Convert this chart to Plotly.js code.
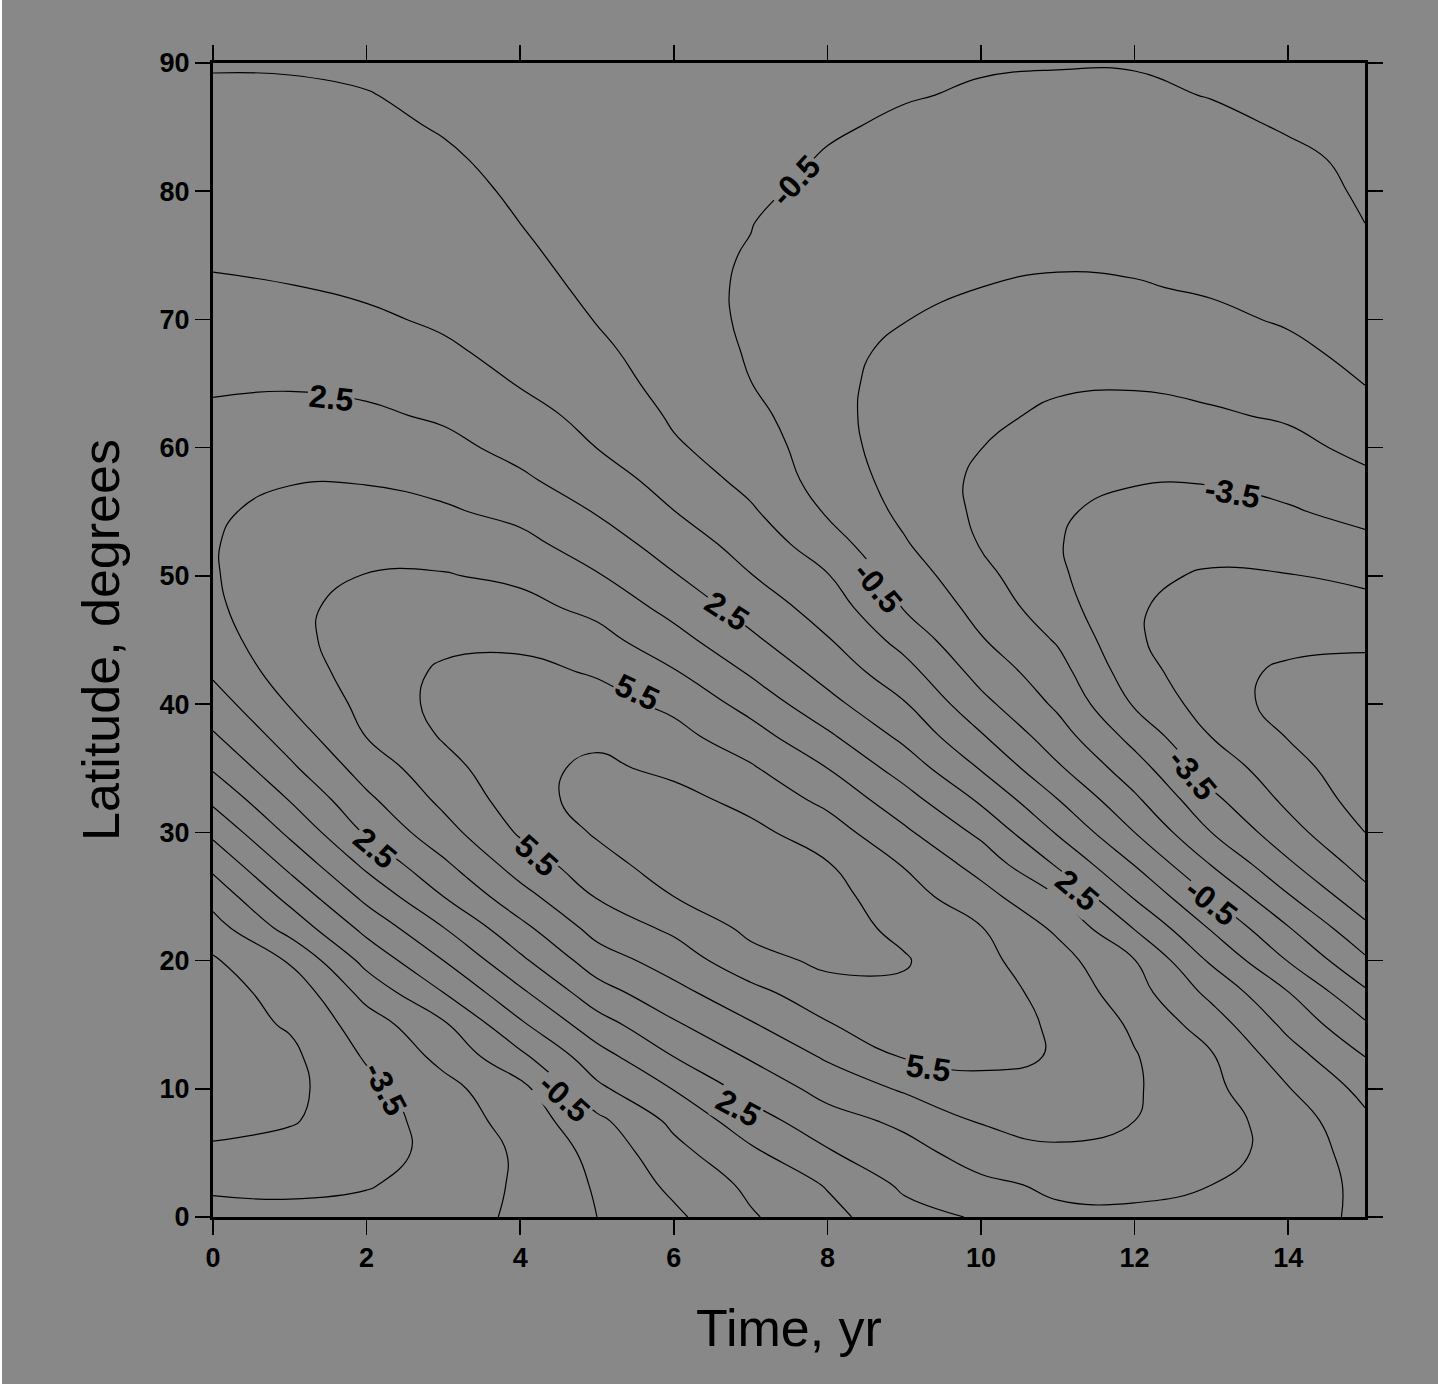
<!DOCTYPE html>
<html>
<head>
<meta charset="utf-8">
<script src="https://cdn.plot.ly/plotly-3.0.1.min.js"></script>
<style>
  html, body { margin: 0; padding: 0; background: #ffffff; }
  #chart { margin-left: 2px; width: 1436px; height: 1384px; }
</style>
</head>
<body>
<div id="chart"></div>
<script>
// Time axis (years) and latitude axis (degrees)
const timeYears = [0, 1, 2, 3, 4, 5, 6, 7, 8, 9, 10, 11, 12, 13, 14, 15];
const latitudeDeg = [0, 2.5, 5, 7.5, 10, 12.5, 15, 17.5, 20, 22.5, 25, 27.5, 30, 32.5, 35, 37.5, 40, 42.5, 45,
                     47.5, 50, 52.5, 55, 57.5, 60, 62.5, 65, 67.5, 70, 72.5, 75, 77.5, 80, 82.5, 85, 87.5, 90];

// Field values, one row per latitude (t = 0..15 yr)
const lat00_0 = [-3.1, -3.25, -3.19, -3.0, -2.3, -1.5, -0.7, 0.4, 1.2, 2.15, 2.6, 3.3, 3.35, 3.1, 2.95, 2.3];
const lat02_5 = [-3.7, -3.7, -3.56, -3.15, -2.35, -1.4, -0.27, 0.7, 1.57, 2.67, 3.28, 3.68, 3.69, 3.5, 3.1, 2.25];
const lat05_0 = [-4.38, -4.14, -3.9, -3.2, -2.35, -1.2, 0.18, 1.3, 2.4, 3.14, 3.94, 4.3, 4.1, 3.85, 3.15, 2.05];
const lat07_5 = [-4.71, -4.58, -3.99, -3.05, -2.1, -0.75, 0.73, 2.07, 3.11, 3.71, 4.58, 4.9, 4.5, 3.9, 3.06, 1.7];
const lat10_0 = [-4.88, -4.75, -3.8, -2.8, -1.8, 0.29, 1.54, 2.85, 3.84, 4.63, 5.24, 5.29, 4.6, 3.75, 2.55, 1.21];
const lat12_5 = [-4.99, -4.73, -3.39, -2.24, -0.73, 1.09, 2.5, 3.6, 4.63, 5.56, 5.7, 5.45, 4.56, 3.6, 1.94, 0.5];
const lat15_0 = [-4.98, -4.4, -3.0, -1.65, 0.33, 2.07, 3.36, 4.4, 5.44, 5.95, 5.9, 5.38, 4.35, 3.0, 1.24, -0.36];
const lat17_5 = [-4.82, -4.2, -2.15, -0.5, 1.31, 3.08, 4.2, 5.19, 6.14, 6.33, 5.88, 5.21, 3.9, 2.25, 0.53, -1.34];
const lat20_0 = [-4.62, -3.4, -1.19, 0.5, 2.3, 4.02, 4.96, 6.15, 6.7, 6.58, 5.75, 4.88, 3.53, 1.35, -0.54, -2.34];
const lat22_5 = [-3.92, -2.15, -0.22, 1.46, 3.21, 4.85, 5.69, 6.73, 6.89, 6.29, 5.55, 4.33, 2.46, 0.42, -1.43, -3.25];
const lat25_0 = [-3.12, -1.19, 0.77, 2.5, 4.15, 5.56, 6.5, 7.02, 6.85, 5.9, 4.88, 3.5, 1.4, -0.54, -2.42, -4.17];
const lat27_5 = [-2.23, -0.23, 1.73, 3.33, 4.96, 6.11, 7.02, 7.01, 6.56, 5.44, 4.11, 2.38, 0.46, -1.54, -3.35, -4.89];
const lat30_0 = [-1.27, 0.7, 2.63, 4.13, 5.62, 6.62, 7.14, 6.75, 5.98, 4.68, 3.28, 1.4, -0.5, -2.5, -4.14, -5.5];
const lat32_5 = [-0.31, 1.53, 3.29, 4.72, 6.01, 6.94, 6.83, 6.21, 5.26, 3.91, 2.36, 0.53, -1.31, -3.26, -4.71, -5.91];
const lat35_0 = [0.6, 2.31, 3.93, 5.16, 6.2, 6.7, 6.27, 5.62, 4.5, 3.07, 1.43, -0.36, -2.08, -3.93, -5.13, -6.14];
const lat37_5 = [1.39, 2.96, 4.53, 5.59, 6.24, 6.29, 5.81, 4.91, 3.67, 2.26, 0.6, -1.08, -2.84, -4.52, -5.55, -6.2];
const lat40_0 = [2.05, 3.56, 4.79, 5.8, 6.08, 5.86, 5.28, 4.16, 2.81, 1.58, -0.21, -1.68, -3.6, -5.0, -5.85, -6.08];
const lat42_5 = [2.65, 4.0, 4.93, 5.65, 5.76, 5.41, 4.58, 3.39, 2.14, 0.87, -0.86, -2.13, -4.07, -5.2, -5.65, -5.78];
const lat45_0 = [3.05, 4.24, 4.95, 5.26, 5.29, 4.84, 3.85, 2.69, 1.57, 0.15, -1.43, -2.6, -4.38, -5.15, -5.26, -5.32];
const lat47_5 = [3.31, 4.3, 4.81, 4.92, 4.81, 4.24, 3.18, 2.1, 1.06, -0.55, -1.84, -3.1, -4.4, -4.95, -4.9, -4.81];
const lat50_0 = [3.42, 4.23, 4.53, 4.56, 4.31, 3.58, 2.57, 1.54, 0.56, -0.98, -2.22, -3.35, -4.32, -4.6, -4.54, -4.29];
const lat52_5 = [3.44, 4.06, 4.17, 4.1, 3.78, 3.0, 2.04, 1.09, -0.05, -1.41, -2.56, -3.45, -4.12, -4.2, -4.08, -3.74];
const lat55_0 = [3.36, 3.8, 3.8, 3.63, 3.23, 2.44, 1.52, 0.64, -0.6, -1.72, -2.68, -3.39, -3.81, -3.82, -3.6, -3.21];
const lat57_5 = [3.2, 3.43, 3.44, 3.19, 2.66, 1.96, 1.11, 0.2, -0.89, -1.9, -2.67, -3.24, -3.42, -3.43, -3.18, -2.7];
const lat60_0 = [2.97, 3.09, 3.05, 2.77, 2.21, 1.49, 0.61, 0.05, -1.08, -1.99, -2.49, -3.01, -3.09, -3.02, -2.77, -2.26];
const lat62_5 = [2.67, 2.75, 2.66, 2.37, 1.81, 1.23, 0.38, -0.22, -1.18, -1.99, -2.29, -2.68, -2.75, -2.61, -2.39, -1.85];
const lat65_0 = [2.37, 2.42, 2.3, 1.98, 1.45, 0.96, 0.14, -0.49, -1.2, -1.9, -2.09, -2.37, -2.43, -2.28, -2.03, -1.48];
const lat67_5 = [2.11, 2.12, 1.99, 1.62, 1.26, 0.71, -0.03, -0.57, -1.18, -1.73, -1.9, -2.11, -2.14, -1.96, -1.67, -1.28];
const lat70_0 = [1.85, 1.82, 1.62, 1.39, 1.05, 0.46, -0.2, -0.6, -1.14, -1.48, -1.7, -1.85, -1.84, -1.65, -1.42, -1.09];
const lat72_5 = [1.59, 1.52, 1.38, 1.24, 0.7, 0.38, -0.26, -0.59, -1.07, -1.34, -1.5, -1.59, -1.55, -1.42, -1.25, -0.89];
const lat75_0 = [1.4, 1.36, 1.27, 1.07, 0.57, 0.35, -0.3, -0.54, -0.97, -1.19, -1.34, -1.4, -1.37, -1.26, -1.09, -0.6];
const lat77_5 = [1.24, 1.21, 1.13, 0.92, 0.5, 0.26, -0.29, -0.48, -0.88, -1.04, -1.19, -1.24, -1.21, -1.1, -0.92, -0.5];
const lat80_0 = [1.08, 1.06, 0.97, 0.72, 0.4, 0.22, -0.25, -0.33, -0.74, -0.9, -1.03, -1.08, -1.06, -0.94, -0.76, -0.42];
const lat82_5 = [0.93, 0.91, 0.83, 0.6, 0.29, 0.19, -0.2, -0.28, -0.55, -0.75, -0.87, -0.92, -0.9, -0.78, -0.6, -0.4];
const lat85_0 = [0.77, 0.75, 0.67, 0.45, 0.28, 0.15, -0.15, -0.25, -0.43, -0.6, -0.71, -0.77, -0.75, -0.63, -0.46, -0.33];
const lat87_5 = [0.61, 0.6, 0.52, 0.38, 0.23, 0.12, -0.1, -0.2, -0.35, -0.46, -0.56, -0.61, -0.59, -0.48, -0.4, -0.3];
const lat90_0 = [0.45, 0.44, 0.4, 0.3, 0.18, 0.08, -0.05, -0.15, -0.25, -0.35, -0.45, -0.47, -0.47, -0.4, -0.32, -0.25];

const zField = [lat00_0, lat02_5, lat05_0, lat07_5, lat10_0, lat12_5, lat15_0, lat17_5, lat20_0, lat22_5,
                lat25_0, lat27_5, lat30_0, lat32_5, lat35_0, lat37_5, lat40_0, lat42_5, lat45_0, lat47_5,
                lat50_0, lat52_5, lat55_0, lat57_5, lat60_0, lat62_5, lat65_0, lat67_5, lat70_0, lat72_5,
                lat75_0, lat77_5, lat80_0, lat82_5, lat85_0, lat87_5, lat90_0];

// Contour labels: value, where it sits (yr, deg) and its tilt
const labelText  = ['2.5', '-0.5', '-3.5', '-0.5', '2.5', '5.5', '-3.5', '2.5', '5.5', '2.5', '-0.5', '5.5', '-3.5', '-0.5', '2.5'];
const labelTime  = [1.54, 7.58, 13.28, 8.65, 6.69, 5.52, 12.76, 2.11, 4.2, 11.25, 13.0, 9.31, 2.25, 4.58, 6.84];
const labelLat   = [63.9, 80.8, 56.5, 49.1, 47.3, 40.95, 34.5, 28.8, 28.2, 25.5, 24.6, 11.6, 10.0, 9.3, 8.5];
const labelTilt  = [6, -47, 10, 50, 33, 25, 50, 40, 42, 40, 38, 8, 62, 42, 28];

const FONT = 'Liberation Sans, Arial, Helvetica, sans-serif';
const BG = '#888888';

// Contour levels -5.5 .. 6.5 every 1
const trace = {
  type: 'contour',
  x: timeYears,
  y: latitudeDeg,
  z: zField,
  autocontour: false,
  contours: {start: -5.5, end: 6.5, size: 1, coloring: 'none', showlabels: false},
  line: {color: '#000000', width: 1.2, smoothing: 1.3},
  showscale: false,
  hoverinfo: 'skip'
};

const annotations = labelText.map((txt, i) => ({
  x: labelTime[i], y: labelLat[i], xref: 'x', yref: 'y',
  text: txt, showarrow: false, textangle: labelTilt[i],
  bgcolor: BG, borderpad: 1,
  font: {family: FONT, size: 32, color: '#000000', weight: 'bold'}
}));

const axisCommon = {
  showgrid: false,
  zeroline: false,
  showline: true,
  linecolor: '#000000',
  linewidth: 3,
  mirror: 'allticks',
  ticks: 'outside',
  ticklen: 15,
  tickwidth: 1.5,
  tickcolor: '#000000',
  tickfont: {family: FONT, size: 27, color: '#000000', weight: 'bold'}
};

const layout = {
  width: 1436,
  height: 1384,
  paper_bgcolor: BG,
  plot_bgcolor: BG,
  margin: {l: 211, r: 73, t: 63, b: 167},
  showlegend: false,
  annotations: annotations,
  xaxis: Object.assign({}, axisCommon, {
    range: [0, 15],
    tickmode: 'linear', tick0: 0, dtick: 2,
    title: {text: 'Time, yr', font: {family: FONT, size: 52, color: '#000000'}, standoff: 38}
  }),
  yaxis: Object.assign({}, axisCommon, {
    range: [0, 90],
    tickmode: 'linear', tick0: 0, dtick: 10,
    title: {text: 'Latitude, degrees', font: {family: FONT, size: 52, color: '#000000'}, standoff: 24}
  })
};

Plotly.newPlot('chart', [trace], layout, {staticPlot: true, displayModeBar: false});
</script>
</body>
</html>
####
PROMPT
Pictures excluded, repeat exactly the lines from the top of the material through the line with "85, 87.5, 90];", including both of those lines.

FINAL RESULT
Convert this chart to Plotly.js code.
<!DOCTYPE html>
<html>
<head>
<meta charset="utf-8">
<script src="https://cdn.plot.ly/plotly-3.0.1.min.js"></script>
<style>
  html, body { margin: 0; padding: 0; background: #ffffff; }
  #chart { margin-left: 2px; width: 1436px; height: 1384px; }
</style>
</head>
<body>
<div id="chart"></div>
<script>
// Time axis (years) and latitude axis (degrees)
const timeYears = [0, 1, 2, 3, 4, 5, 6, 7, 8, 9, 10, 11, 12, 13, 14, 15];
const latitudeDeg = [0, 2.5, 5, 7.5, 10, 12.5, 15, 17.5, 20, 22.5, 25, 27.5, 30, 32.5, 35, 37.5, 40, 42.5, 45,
                     47.5, 50, 52.5, 55, 57.5, 60, 62.5, 65, 67.5, 70, 72.5, 75, 77.5, 80, 82.5, 85, 87.5, 90];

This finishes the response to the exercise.